We prove this problem by contradiction.

Proof.

Suppose that there exists a point \(x_0\in S\) in which \(f(x_0)<f(x^\ast)\). Since \(f(x)\) is a convex function, for any \(\lambda\in [0,1]\),

\[ f(\lambda x^\ast + (1-\lambda)x_0)\leq \lambda f(x^\ast) + (1-\lambda )f(x_0). \]

Since \(f(x_0)<f(x^\ast)\),

\[ f(\lambda x^\ast + (1-\lambda)x_0)< \lambda f(x^\ast) + (1-\lambda )f(x^\ast)=f(x^\ast). \]

We can find a \(\lambda\) that makes \(\lambda x^\ast + (1-\lambda)x_0\) locates at the neighbourhood of \(x^\ast\), i.e.,

\[ x^\ast-\epsilon\leq\lambda x^\ast + (1-\lambda)x_0\leq x^\ast+\epsilon; \]

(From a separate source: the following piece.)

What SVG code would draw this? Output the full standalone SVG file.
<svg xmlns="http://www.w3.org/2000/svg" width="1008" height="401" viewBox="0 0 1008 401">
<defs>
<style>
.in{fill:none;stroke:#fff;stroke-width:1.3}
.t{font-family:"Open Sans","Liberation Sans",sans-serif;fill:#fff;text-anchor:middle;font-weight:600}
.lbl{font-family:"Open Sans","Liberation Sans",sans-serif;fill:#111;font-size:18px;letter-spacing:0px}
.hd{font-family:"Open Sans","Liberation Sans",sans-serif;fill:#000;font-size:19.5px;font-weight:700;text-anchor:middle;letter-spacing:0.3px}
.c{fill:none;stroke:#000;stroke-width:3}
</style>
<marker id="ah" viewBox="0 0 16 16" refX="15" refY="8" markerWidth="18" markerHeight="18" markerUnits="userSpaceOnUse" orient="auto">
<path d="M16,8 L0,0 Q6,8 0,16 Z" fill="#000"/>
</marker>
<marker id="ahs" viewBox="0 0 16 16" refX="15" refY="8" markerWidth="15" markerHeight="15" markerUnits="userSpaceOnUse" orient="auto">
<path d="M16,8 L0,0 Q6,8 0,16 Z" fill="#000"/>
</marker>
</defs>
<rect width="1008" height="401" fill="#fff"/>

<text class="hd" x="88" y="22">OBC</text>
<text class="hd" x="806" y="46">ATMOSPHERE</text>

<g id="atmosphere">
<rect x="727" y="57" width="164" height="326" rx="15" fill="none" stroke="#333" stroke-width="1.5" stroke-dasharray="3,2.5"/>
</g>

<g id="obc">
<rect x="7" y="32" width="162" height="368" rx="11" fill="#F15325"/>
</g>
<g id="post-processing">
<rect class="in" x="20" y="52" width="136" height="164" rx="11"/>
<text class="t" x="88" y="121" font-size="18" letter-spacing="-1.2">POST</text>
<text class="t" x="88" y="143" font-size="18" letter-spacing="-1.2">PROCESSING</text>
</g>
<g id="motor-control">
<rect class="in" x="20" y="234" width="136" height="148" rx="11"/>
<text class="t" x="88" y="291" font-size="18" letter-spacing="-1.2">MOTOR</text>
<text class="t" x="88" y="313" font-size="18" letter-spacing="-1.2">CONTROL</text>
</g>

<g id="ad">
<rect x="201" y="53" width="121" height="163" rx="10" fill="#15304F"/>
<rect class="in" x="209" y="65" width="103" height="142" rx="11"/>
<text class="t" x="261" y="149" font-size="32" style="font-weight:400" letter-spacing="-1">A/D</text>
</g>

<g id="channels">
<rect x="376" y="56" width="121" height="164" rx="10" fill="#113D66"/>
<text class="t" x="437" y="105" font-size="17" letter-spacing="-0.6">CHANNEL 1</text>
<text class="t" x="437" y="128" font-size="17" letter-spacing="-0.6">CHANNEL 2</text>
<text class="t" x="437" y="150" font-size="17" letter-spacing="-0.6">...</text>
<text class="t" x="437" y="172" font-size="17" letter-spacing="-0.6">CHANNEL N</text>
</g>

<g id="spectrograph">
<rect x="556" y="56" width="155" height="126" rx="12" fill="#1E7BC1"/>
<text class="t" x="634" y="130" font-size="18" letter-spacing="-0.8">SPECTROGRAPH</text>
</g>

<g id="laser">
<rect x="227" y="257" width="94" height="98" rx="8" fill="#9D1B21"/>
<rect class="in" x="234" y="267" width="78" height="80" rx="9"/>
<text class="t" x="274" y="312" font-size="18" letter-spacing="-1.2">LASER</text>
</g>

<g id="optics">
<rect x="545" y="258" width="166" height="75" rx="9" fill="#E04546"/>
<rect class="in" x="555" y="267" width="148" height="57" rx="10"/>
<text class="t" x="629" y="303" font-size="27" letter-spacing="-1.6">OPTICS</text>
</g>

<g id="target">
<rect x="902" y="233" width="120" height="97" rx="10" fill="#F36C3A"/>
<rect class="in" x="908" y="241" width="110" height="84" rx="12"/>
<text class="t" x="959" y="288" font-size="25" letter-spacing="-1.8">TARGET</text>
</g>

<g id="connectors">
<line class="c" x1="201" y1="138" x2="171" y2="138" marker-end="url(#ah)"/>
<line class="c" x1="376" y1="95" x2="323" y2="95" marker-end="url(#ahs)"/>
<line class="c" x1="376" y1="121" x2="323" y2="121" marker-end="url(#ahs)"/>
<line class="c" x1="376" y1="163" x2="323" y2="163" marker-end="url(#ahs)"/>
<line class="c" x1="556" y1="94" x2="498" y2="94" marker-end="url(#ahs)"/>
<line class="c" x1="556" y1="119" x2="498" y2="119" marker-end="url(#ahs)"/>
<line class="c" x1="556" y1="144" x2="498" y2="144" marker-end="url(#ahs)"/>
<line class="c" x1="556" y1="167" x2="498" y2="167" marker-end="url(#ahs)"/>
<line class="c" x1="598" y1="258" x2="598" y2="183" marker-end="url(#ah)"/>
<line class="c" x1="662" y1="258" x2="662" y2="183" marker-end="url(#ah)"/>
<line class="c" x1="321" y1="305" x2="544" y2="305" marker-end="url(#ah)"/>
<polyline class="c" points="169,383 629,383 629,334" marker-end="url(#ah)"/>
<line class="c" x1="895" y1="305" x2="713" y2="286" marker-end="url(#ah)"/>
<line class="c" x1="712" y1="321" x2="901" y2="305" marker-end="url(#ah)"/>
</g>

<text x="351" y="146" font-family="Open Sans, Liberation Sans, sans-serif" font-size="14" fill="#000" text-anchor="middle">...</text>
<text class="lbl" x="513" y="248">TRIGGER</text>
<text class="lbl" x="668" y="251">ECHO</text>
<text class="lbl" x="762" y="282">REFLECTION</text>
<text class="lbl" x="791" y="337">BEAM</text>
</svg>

i.e., we can make \(\lambda\) satisfies:

\[ -\epsilon\leq(1-\lambda)(x^\ast-x^0)\leq \epsilon; \]

i.e., we can make \(\lambda\) satisfies:

\[ 1-\lambda\leq \frac{\epsilon}{|x_0-x^\ast|}. \]

This \(\lambda\) does exist, so there will exists a point in the neigourhood of \(x^\ast\) but its function value is smaller than \(f(x^\ast)\), which contradicts that \(x^\ast\) is a local minimum.

\(\Box\)